__Dataset excerpt__:
⁂

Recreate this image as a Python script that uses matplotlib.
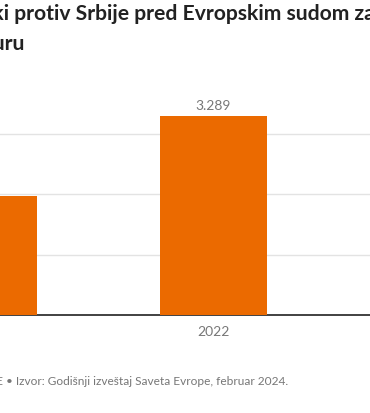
import matplotlib.pyplot as plt

# data
years = ['2021', '2022']
cases = [1967, 3289]
grid_vals = [1000, 2000, 3000]

title_l1 = 'Broj predstavki protiv Srbije pred Evropskim sudom za ljudska'
title_l2 = 'prava u Strazburu'
footer = 'Grafika: RSE • Izvor: Godišnji izveštaj Saveta Evrope, februar 2024.'

W, H = 370, 414
fig = plt.figure(figsize=(W / 100, H / 100), dpi=100)
fig.patch.set_facecolor('white')

# axes reach past the figure edges, the picture is a crop
ax_left, ax_right = -185, 555
ax_bottom, ax_top = H - 316, H - 90
ax = fig.add_axes([ax_left / W, ax_bottom / H, (ax_right - ax_left) / W, (ax_top - ax_bottom) / H])

x = range(len(years))
ax.bar(x, cases, width=0.465, color='#EB6A00', zorder=3)
for xi, v in zip(x, cases):
    ax.text(xi, v + 90, f'{v:,}'.replace(',', '.'), ha='center', va='bottom',
            fontsize=10, color='#777777', family='Lato')

ax.set_xlim(-0.7326, 2.4848)
ax.set_ylim(0, (ax_top - ax_bottom) / 0.0605)
ax.set_yticks(grid_vals)
ax.set_yticklabels([])
ax.tick_params(axis='y', length=0)
ax.grid(axis='y', color='#e3e3e3', linewidth=1, zorder=0)
ax.set_xticks(list(x))
ax.set_xticklabels(years, fontsize=10, color='#777777', family='Lato')
ax.tick_params(axis='x', length=0, pad=7)
for s in ['top', 'right', 'left']:
    ax.spines[s].set_visible(False)
ax.spines['bottom'].set_color('#333333')
ax.spines['bottom'].set_linewidth(1.3)

fig.text(-134 / W, 1 - 20 / H, title_l1, fontsize=15.2, fontweight='bold',
         color='#222222', family='Lato', va='baseline')
fig.text(-141 / W, 1 - 50 / H, title_l2, fontsize=15.2, fontweight='bold',
         color='#222222', family='Lato', va='baseline')
fig.text(-62 / W, 1 - 385 / H, footer, fontsize=8.56, color='#777777',
         family='Lato', va='baseline')

fig.savefig('out.png', dpi=100)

⁂

Begin at the first line of the material and copy each line exactly through the one containing "ax = fig.add_axes([ax_left". Omit pictures.

Recreate this image as a Python script that uses matplotlib.
import matplotlib.pyplot as plt

# data
years = ['2021', '2022']
cases = [1967, 3289]
grid_vals = [1000, 2000, 3000]

title_l1 = 'Broj predstavki protiv Srbije pred Evropskim sudom za ljudska'
title_l2 = 'prava u Strazburu'
footer = 'Grafika: RSE • Izvor: Godišnji izveštaj Saveta Evrope, februar 2024.'

W, H = 370, 414
fig = plt.figure(figsize=(W / 100, H / 100), dpi=100)
fig.patch.set_facecolor('white')

# axes reach past the figure edges, the picture is a crop
ax_left, ax_right = -185, 555
ax_bottom, ax_top = H - 316, H - 90
ax = fig.add_axes([ax_left / W, ax_bottom / H, (ax_right - ax_left) / W, (ax_top - ax_bottom) / H])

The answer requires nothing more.